→ Direction:
Copy out the lines of the records below, and only those lines, from the one with "Clone this chart in Plotly.js." through the one with "var bases200 = [32.8, 43.9, 22.7, 8.3, 2.1, 1.3];", exactly as they appear.

→ Stored records:
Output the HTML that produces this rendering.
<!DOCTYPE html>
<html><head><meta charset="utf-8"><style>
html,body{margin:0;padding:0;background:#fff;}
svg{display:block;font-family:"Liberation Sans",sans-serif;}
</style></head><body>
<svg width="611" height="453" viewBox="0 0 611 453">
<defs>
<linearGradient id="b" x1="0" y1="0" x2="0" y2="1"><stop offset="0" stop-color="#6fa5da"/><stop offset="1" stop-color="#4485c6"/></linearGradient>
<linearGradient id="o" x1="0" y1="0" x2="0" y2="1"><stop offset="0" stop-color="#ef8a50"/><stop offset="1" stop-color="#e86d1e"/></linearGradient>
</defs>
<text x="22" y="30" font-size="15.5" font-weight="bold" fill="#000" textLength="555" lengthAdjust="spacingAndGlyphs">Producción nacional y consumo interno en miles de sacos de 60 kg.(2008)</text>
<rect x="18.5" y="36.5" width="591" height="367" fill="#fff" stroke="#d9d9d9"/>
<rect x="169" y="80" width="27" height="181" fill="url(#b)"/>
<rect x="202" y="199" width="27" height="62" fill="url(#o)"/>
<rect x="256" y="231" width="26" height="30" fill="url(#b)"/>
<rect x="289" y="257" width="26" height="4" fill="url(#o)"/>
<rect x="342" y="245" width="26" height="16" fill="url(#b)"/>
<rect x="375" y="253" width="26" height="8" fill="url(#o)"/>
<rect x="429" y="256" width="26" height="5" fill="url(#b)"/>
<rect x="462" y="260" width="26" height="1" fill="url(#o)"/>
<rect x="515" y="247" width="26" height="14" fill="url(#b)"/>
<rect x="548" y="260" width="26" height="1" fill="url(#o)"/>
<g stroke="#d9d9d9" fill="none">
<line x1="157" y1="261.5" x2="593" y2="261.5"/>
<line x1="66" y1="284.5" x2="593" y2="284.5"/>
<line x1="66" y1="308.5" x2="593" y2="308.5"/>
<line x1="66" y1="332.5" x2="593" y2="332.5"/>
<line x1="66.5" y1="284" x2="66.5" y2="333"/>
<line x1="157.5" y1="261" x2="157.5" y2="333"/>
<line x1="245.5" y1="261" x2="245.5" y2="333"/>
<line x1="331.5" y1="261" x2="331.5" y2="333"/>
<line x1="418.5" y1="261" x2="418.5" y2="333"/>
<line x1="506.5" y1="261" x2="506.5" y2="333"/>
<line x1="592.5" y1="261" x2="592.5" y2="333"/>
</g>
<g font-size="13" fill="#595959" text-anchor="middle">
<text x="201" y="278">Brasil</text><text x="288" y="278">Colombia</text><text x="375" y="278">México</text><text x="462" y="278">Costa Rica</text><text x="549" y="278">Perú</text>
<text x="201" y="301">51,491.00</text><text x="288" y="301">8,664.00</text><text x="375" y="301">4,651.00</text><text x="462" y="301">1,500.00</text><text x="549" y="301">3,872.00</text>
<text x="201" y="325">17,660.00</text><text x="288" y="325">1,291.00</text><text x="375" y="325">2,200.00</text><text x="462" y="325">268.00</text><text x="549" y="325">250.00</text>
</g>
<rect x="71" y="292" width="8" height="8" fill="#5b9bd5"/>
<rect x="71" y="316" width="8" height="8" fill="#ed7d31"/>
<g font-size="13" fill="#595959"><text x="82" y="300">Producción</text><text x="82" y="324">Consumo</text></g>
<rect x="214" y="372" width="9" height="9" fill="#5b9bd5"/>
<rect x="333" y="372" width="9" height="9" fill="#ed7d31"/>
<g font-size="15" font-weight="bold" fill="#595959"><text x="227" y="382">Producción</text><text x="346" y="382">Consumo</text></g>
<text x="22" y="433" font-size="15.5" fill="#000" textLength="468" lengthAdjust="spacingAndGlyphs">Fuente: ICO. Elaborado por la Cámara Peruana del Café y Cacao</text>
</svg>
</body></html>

...

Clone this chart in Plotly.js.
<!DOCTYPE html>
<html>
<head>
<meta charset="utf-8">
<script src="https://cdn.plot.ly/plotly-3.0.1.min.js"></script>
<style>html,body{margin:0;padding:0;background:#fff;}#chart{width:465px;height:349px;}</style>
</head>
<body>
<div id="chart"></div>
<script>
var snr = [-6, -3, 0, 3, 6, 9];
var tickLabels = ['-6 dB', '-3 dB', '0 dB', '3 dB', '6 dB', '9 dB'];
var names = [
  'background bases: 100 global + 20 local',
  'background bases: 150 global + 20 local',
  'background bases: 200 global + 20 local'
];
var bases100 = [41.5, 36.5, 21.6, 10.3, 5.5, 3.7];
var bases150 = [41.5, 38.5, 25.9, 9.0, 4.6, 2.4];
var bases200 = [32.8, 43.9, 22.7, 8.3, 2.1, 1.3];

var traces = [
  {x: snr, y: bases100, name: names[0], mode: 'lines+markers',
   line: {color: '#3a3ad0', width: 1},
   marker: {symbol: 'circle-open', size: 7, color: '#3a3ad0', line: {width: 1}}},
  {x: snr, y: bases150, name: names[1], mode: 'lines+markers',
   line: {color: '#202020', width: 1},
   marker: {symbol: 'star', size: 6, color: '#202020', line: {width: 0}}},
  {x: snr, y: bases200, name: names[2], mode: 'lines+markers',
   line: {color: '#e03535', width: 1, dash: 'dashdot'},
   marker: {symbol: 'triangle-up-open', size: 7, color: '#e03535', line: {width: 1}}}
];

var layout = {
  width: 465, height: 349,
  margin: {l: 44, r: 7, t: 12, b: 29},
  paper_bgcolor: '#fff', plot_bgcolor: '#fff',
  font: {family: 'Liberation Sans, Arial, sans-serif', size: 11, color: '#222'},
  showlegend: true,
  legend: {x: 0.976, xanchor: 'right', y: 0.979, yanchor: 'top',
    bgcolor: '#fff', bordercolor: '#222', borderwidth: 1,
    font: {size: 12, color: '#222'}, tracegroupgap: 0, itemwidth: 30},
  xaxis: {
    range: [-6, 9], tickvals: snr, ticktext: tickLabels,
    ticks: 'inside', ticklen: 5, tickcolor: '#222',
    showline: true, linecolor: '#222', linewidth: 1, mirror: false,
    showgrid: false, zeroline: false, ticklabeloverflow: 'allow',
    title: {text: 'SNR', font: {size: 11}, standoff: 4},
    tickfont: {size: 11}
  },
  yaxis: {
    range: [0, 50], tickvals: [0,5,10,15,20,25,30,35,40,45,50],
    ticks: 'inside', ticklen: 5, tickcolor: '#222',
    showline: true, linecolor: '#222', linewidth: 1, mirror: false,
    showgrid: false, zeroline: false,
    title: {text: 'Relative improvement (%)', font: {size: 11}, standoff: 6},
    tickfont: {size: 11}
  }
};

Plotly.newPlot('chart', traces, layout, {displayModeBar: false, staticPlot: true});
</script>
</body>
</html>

→ Full answer:
Clone this chart in Plotly.js.
<!DOCTYPE html>
<html>
<head>
<meta charset="utf-8">
<script src="https://cdn.plot.ly/plotly-3.0.1.min.js"></script>
<style>html,body{margin:0;padding:0;background:#fff;}#chart{width:465px;height:349px;}</style>
</head>
<body>
<div id="chart"></div>
<script>
var snr = [-6, -3, 0, 3, 6, 9];
var tickLabels = ['-6 dB', '-3 dB', '0 dB', '3 dB', '6 dB', '9 dB'];
var names = [
  'background bases: 100 global + 20 local',
  'background bases: 150 global + 20 local',
  'background bases: 200 global + 20 local'
];
var bases100 = [41.5, 36.5, 21.6, 10.3, 5.5, 3.7];
var bases150 = [41.5, 38.5, 25.9, 9.0, 4.6, 2.4];
var bases200 = [32.8, 43.9, 22.7, 8.3, 2.1, 1.3];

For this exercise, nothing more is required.